Revisiting Differentiable Structure Learning: Inconsistency of $\ell_1$ Penalty and Beyond
This addresses a fundamental limitation in differentiable structure learning for causal discovery, particularly for learning Markov equivalence classes, though it is incremental relative to prior work.
The paper tackles the problem of inconsistent structure learning in differentiable methods when using ℓ₁ penalty, showing it fails even at global optimum for linear Gaussian cases. They propose a hybrid method with ℓ₀ penalty and moral graph estimation, which improves empirical performance before and after data standardization.
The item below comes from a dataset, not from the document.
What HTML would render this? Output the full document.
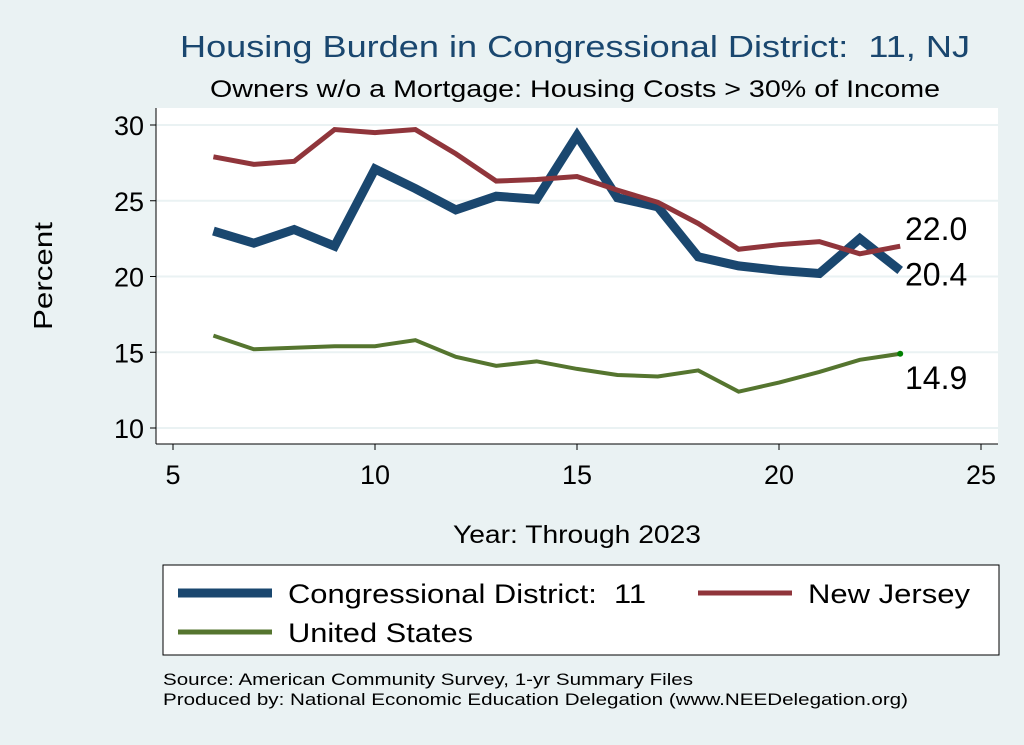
<!DOCTYPE html>
<html><head><meta charset="utf-8"><style>
body{margin:0;background:#eaf2f3;font-family:"Liberation Sans",sans-serif}
svg{display:block}
</style></head><body>
<svg width="1024" height="745" xmlns="http://www.w3.org/2000/svg" font-family="Liberation Sans, sans-serif">
<rect width="1024" height="745" fill="#eaf2f3"/>
<text x="180" y="57" font-size="31" fill="#1a476f" textLength="790" lengthAdjust="spacingAndGlyphs">Housing Burden in Congressional District:&#160; 11, NJ</text>
<text x="210" y="97" font-size="24" fill="#000" textLength="730" lengthAdjust="spacingAndGlyphs">Owners w/o a Mortgage: Housing Costs &gt; 30% of Income</text>
<rect x="156" y="108" width="842" height="336" fill="#fff"/>
<g id="grid"></g>
<g id="axes"></g>
<g id="series"></g>
<text x="52" y="276" font-size="26" text-anchor="middle" textLength="108" lengthAdjust="spacingAndGlyphs" transform="rotate(-90 52 276)">Percent</text>
<text x="453" y="543" font-size="25" textLength="248" lengthAdjust="spacingAndGlyphs">Year: Through 2023</text>
<g>
<rect x="163" y="565" width="836" height="90" fill="#fff" stroke="#000" stroke-width="1"/>
<line x1="178" y1="593" x2="272" y2="593" stroke="#1a476f" stroke-width="9"/>
<text x="288" y="603" font-size="27" textLength="358" lengthAdjust="spacingAndGlyphs">Congressional District:&#160; 11</text>
<line x1="698" y1="593" x2="792" y2="593" stroke="#90353b" stroke-width="5"/>
<text x="808" y="603" font-size="27" textLength="162" lengthAdjust="spacingAndGlyphs">New Jersey</text>
<line x1="178" y1="632" x2="272" y2="632" stroke="#55752f" stroke-width="5"/>
<text x="288" y="642" font-size="27" textLength="185" lengthAdjust="spacingAndGlyphs">United States</text>
</g>
<text x="163" y="685" font-size="17" textLength="530" lengthAdjust="spacingAndGlyphs">Source: American Community Survey, 1-yr Summary Files</text>
<text x="163" y="705" font-size="17" textLength="745" lengthAdjust="spacingAndGlyphs">Produced by: National Economic Education Delegation (www.NEEDelegation.org)</text>
</svg>
<script>
const years=[6,7,8,9,10,11,12,13,14,15,16,17,18,19,20,21,22,23];
const district=[23.0,22.2,23.1,22.0,27.1,25.8,24.4,25.3,25.1,29.3,25.2,24.6,21.3,20.7,20.4,20.2,22.5,20.4];
const newJersey=[27.9,27.4,27.6,29.7,29.5,29.7,28.1,26.3,26.4,26.6,25.7,24.9,23.5,21.8,22.1,22.3,21.5,22.0];
const unitedStates=[16.1,15.2,15.3,15.4,15.4,15.8,14.7,14.1,14.4,13.9,13.5,13.4,13.8,12.4,13.0,13.7,14.5,14.9];
const xTicks=[5,10,15,20,25];
const yTicks=[10,15,20,25,30];
const NS="http://www.w3.org/2000/svg";
function xs(v){return 173+(v-5)*(981-173)/20;}
function ys(v){return 428-(v-10)*(428-125)/20;}
function mk(tag,attrs,parent){const e=document.createElementNS(NS,tag);for(const k in attrs)e.setAttribute(k,attrs[k]);parent.appendChild(e);return e;}
const grid=document.getElementById('grid'),axes=document.getElementById('axes'),ser=document.getElementById('series');
yTicks.forEach(t=>{
 const g=mk('line',{x1:156,x2:998,y1:ys(t),y2:ys(t),stroke:'#eaf2f3','stroke-width':2},grid);
 
 
 const tk=mk('line',{x1:150,x2:156,y1:ys(t),y2:ys(t),stroke:'#000','stroke-width':1},axes);
 
 
 const tx=mk('text',{x:144,y:ys(t)+10,'font-size':27,'text-anchor':'end'},axes);
 tx.textContent=t;
 
 
});
xTicks.forEach(t=>{
 const tk=mk('line',{x1:xs(t),x2:xs(t),y1:444,y2:450,stroke:'#000','stroke-width':1},axes);
 
 
 const tx=mk('text',{x:xs(t),y:484,'font-size':27,'text-anchor':'middle'},axes);
 tx.textContent=t;
 
 
});
const ya=mk('line',{x1:156,x2:156,y1:108,y2:444,stroke:'#000','stroke-width':1},axes);


const xa=mk('line',{x1:156,x2:998,y1:444,y2:444,stroke:'#000','stroke-width':1},axes);


function line(vals,color,w,name){
 const p=mk('polyline',{points:vals.map((v,i)=>xs(years[i])+','+ys(v)).join(' '),fill:'none',stroke:color,'stroke-width':w,'stroke-linejoin':'miter'},ser);
 
 
}
line(unitedStates,'#55752f',4,'us-line');
line(district,'#1a476f',9,'district-line');
line(newJersey,'#90353b',5,'nj-line');
const dot=mk('circle',{cx:xs(years[years.length-1]),cy:ys(unitedStates[unitedStates.length-1]),r:3,fill:'#008000'},ser);


const n=years.length-1;
[[newJersey[n],-6,'nj-end-label'],[district[n],15,'district-end-label'],[unitedStates[n],35,'us-end-label']].forEach(([v,dy,nm])=>{
 const t=mk('text',{x:905,y:ys(v)+dy,'font-size':32},ser);
 t.textContent=v.toFixed(1);
 
 
});
</script>
</body></html>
Recent advances in differentiable structure learning have framed the combinatorial problem of learning directed acyclic graphs as a continuous optimization problem. Various aspects, including data standardization, have been studied to identify factors that influence the empirical performance of these methods. In this work, we investigate critical limitations in differentiable structure learning methods, focusing on settings where the true structure can be identified up to Markov equivalence classes, particularly in the linear Gaussian case. While Ng et al. (2024) highlighted potential non-convexity issues in this setting, we demonstrate and explain why the use of $\ell_1$-penalized likelihood in such cases is fundamentally inconsistent, even if the global optimum of the optimization problem can be found. To resolve this limitation, we develop a hybrid differentiable structure learning method based on $\ell_0$-penalized likelihood with hard acyclicity constraint, where the $\ell_0$ penalty can be approximated by different techniques including Gumbel-Softmax. Specifically, we first estimate the underlying moral graph, and use it to restrict the search space of the optimization problem, which helps alleviate the non-convexity issue. Experimental results show that the proposed method enhances empirical performance both before and after data standardization, providing a more reliable path for future advancements in differentiable structure learning, especially for learning Markov equivalence classes.